** BEGIN Data for this task **

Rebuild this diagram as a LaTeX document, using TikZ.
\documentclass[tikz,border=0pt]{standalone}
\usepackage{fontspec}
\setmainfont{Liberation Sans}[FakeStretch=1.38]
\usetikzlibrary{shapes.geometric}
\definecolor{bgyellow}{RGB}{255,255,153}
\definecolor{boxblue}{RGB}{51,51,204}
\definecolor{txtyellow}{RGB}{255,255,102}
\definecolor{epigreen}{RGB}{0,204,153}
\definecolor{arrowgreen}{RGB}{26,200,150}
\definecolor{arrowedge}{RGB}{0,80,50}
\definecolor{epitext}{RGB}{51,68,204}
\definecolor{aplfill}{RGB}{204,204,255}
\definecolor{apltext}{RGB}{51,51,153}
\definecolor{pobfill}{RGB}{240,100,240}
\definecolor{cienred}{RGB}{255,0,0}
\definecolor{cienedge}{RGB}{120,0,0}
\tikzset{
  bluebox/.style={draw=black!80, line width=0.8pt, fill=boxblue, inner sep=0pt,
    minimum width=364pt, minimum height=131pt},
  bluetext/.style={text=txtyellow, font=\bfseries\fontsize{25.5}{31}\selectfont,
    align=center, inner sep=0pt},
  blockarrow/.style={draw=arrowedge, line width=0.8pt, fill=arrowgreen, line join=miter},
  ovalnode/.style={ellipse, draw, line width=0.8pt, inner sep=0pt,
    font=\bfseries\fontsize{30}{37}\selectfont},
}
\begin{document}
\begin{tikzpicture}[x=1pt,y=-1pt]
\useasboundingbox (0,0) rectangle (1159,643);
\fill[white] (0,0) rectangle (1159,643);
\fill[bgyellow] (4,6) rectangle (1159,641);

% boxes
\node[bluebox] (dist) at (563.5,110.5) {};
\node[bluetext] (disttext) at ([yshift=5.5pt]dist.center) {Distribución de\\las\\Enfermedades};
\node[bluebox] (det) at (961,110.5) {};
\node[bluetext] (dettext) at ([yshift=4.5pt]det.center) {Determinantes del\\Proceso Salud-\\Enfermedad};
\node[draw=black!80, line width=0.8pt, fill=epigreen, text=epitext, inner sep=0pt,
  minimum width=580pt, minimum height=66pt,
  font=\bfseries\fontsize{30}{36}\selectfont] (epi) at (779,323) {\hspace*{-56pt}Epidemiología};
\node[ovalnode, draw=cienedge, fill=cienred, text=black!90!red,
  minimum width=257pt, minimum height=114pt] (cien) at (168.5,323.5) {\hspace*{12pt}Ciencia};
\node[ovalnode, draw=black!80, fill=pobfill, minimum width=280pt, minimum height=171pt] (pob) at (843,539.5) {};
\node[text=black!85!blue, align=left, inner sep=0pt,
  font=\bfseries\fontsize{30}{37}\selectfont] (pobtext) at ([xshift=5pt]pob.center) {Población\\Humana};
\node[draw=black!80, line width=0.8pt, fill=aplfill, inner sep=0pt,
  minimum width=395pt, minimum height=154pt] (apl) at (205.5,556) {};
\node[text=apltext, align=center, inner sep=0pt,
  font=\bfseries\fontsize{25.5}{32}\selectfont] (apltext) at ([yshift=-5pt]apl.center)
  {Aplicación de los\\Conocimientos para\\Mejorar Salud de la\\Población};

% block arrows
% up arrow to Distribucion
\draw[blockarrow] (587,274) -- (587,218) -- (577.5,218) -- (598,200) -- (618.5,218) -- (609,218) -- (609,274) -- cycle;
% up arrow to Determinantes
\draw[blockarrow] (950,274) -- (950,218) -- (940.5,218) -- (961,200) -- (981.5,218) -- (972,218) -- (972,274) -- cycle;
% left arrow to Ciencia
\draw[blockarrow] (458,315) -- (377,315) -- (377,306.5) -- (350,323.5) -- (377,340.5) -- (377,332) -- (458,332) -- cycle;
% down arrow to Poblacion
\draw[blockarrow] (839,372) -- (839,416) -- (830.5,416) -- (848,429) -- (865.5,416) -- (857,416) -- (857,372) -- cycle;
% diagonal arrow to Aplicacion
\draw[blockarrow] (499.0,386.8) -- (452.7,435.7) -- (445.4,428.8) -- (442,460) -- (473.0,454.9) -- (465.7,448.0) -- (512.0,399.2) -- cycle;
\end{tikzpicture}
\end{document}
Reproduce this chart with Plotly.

** END Data for this task **

| Objective |
Please reproduce each record precisely as written.

| Result |
Rebuild this diagram as a LaTeX document, using TikZ.
\documentclass[tikz,border=0pt]{standalone}
\usepackage{fontspec}
\setmainfont{Liberation Sans}[FakeStretch=1.38]
\usetikzlibrary{shapes.geometric}
\definecolor{bgyellow}{RGB}{255,255,153}
\definecolor{boxblue}{RGB}{51,51,204}
\definecolor{txtyellow}{RGB}{255,255,102}
\definecolor{epigreen}{RGB}{0,204,153}
\definecolor{arrowgreen}{RGB}{26,200,150}
\definecolor{arrowedge}{RGB}{0,80,50}
\definecolor{epitext}{RGB}{51,68,204}
\definecolor{aplfill}{RGB}{204,204,255}
\definecolor{apltext}{RGB}{51,51,153}
\definecolor{pobfill}{RGB}{240,100,240}
\definecolor{cienred}{RGB}{255,0,0}
\definecolor{cienedge}{RGB}{120,0,0}
\tikzset{
  bluebox/.style={draw=black!80, line width=0.8pt, fill=boxblue, inner sep=0pt,
    minimum width=364pt, minimum height=131pt},
  bluetext/.style={text=txtyellow, font=\bfseries\fontsize{25.5}{31}\selectfont,
    align=center, inner sep=0pt},
  blockarrow/.style={draw=arrowedge, line width=0.8pt, fill=arrowgreen, line join=miter},
  ovalnode/.style={ellipse, draw, line width=0.8pt, inner sep=0pt,
    font=\bfseries\fontsize{30}{37}\selectfont},
}
\begin{document}
\begin{tikzpicture}[x=1pt,y=-1pt]
\useasboundingbox (0,0) rectangle (1159,643);
\fill[white] (0,0) rectangle (1159,643);
\fill[bgyellow] (4,6) rectangle (1159,641);

% boxes
\node[bluebox] (dist) at (563.5,110.5) {};
\node[bluetext] (disttext) at ([yshift=5.5pt]dist.center) {Distribución de\\las\\Enfermedades};
\node[bluebox] (det) at (961,110.5) {};
\node[bluetext] (dettext) at ([yshift=4.5pt]det.center) {Determinantes del\\Proceso Salud-\\Enfermedad};
\node[draw=black!80, line width=0.8pt, fill=epigreen, text=epitext, inner sep=0pt,
  minimum width=580pt, minimum height=66pt,
  font=\bfseries\fontsize{30}{36}\selectfont] (epi) at (779,323) {\hspace*{-56pt}Epidemiología};
\node[ovalnode, draw=cienedge, fill=cienred, text=black!90!red,
  minimum width=257pt, minimum height=114pt] (cien) at (168.5,323.5) {\hspace*{12pt}Ciencia};
\node[ovalnode, draw=black!80, fill=pobfill, minimum width=280pt, minimum height=171pt] (pob) at (843,539.5) {};
\node[text=black!85!blue, align=left, inner sep=0pt,
  font=\bfseries\fontsize{30}{37}\selectfont] (pobtext) at ([xshift=5pt]pob.center) {Población\\Humana};
\node[draw=black!80, line width=0.8pt, fill=aplfill, inner sep=0pt,
  minimum width=395pt, minimum height=154pt] (apl) at (205.5,556) {};
\node[text=apltext, align=center, inner sep=0pt,
  font=\bfseries\fontsize{25.5}{32}\selectfont] (apltext) at ([yshift=-5pt]apl.center)
  {Aplicación de los\\Conocimientos para\\Mejorar Salud de la\\Población};

% block arrows
% up arrow to Distribucion
\draw[blockarrow] (587,274) -- (587,218) -- (577.5,218) -- (598,200) -- (618.5,218) -- (609,218) -- (609,274) -- cycle;
% up arrow to Determinantes
\draw[blockarrow] (950,274) -- (950,218) -- (940.5,218) -- (961,200) -- (981.5,218) -- (972,218) -- (972,274) -- cycle;
% left arrow to Ciencia
\draw[blockarrow] (458,315) -- (377,315) -- (377,306.5) -- (350,323.5) -- (377,340.5) -- (377,332) -- (458,332) -- cycle;
% down arrow to Poblacion
\draw[blockarrow] (839,372) -- (839,416) -- (830.5,416) -- (848,429) -- (865.5,416) -- (857,416) -- (857,372) -- cycle;
% diagonal arrow to Aplicacion
\draw[blockarrow] (499.0,386.8) -- (452.7,435.7) -- (445.4,428.8) -- (442,460) -- (473.0,454.9) -- (465.7,448.0) -- (512.0,399.2) -- cycle;
\end{tikzpicture}
\end{document}
Reproduce this chart with Plotly.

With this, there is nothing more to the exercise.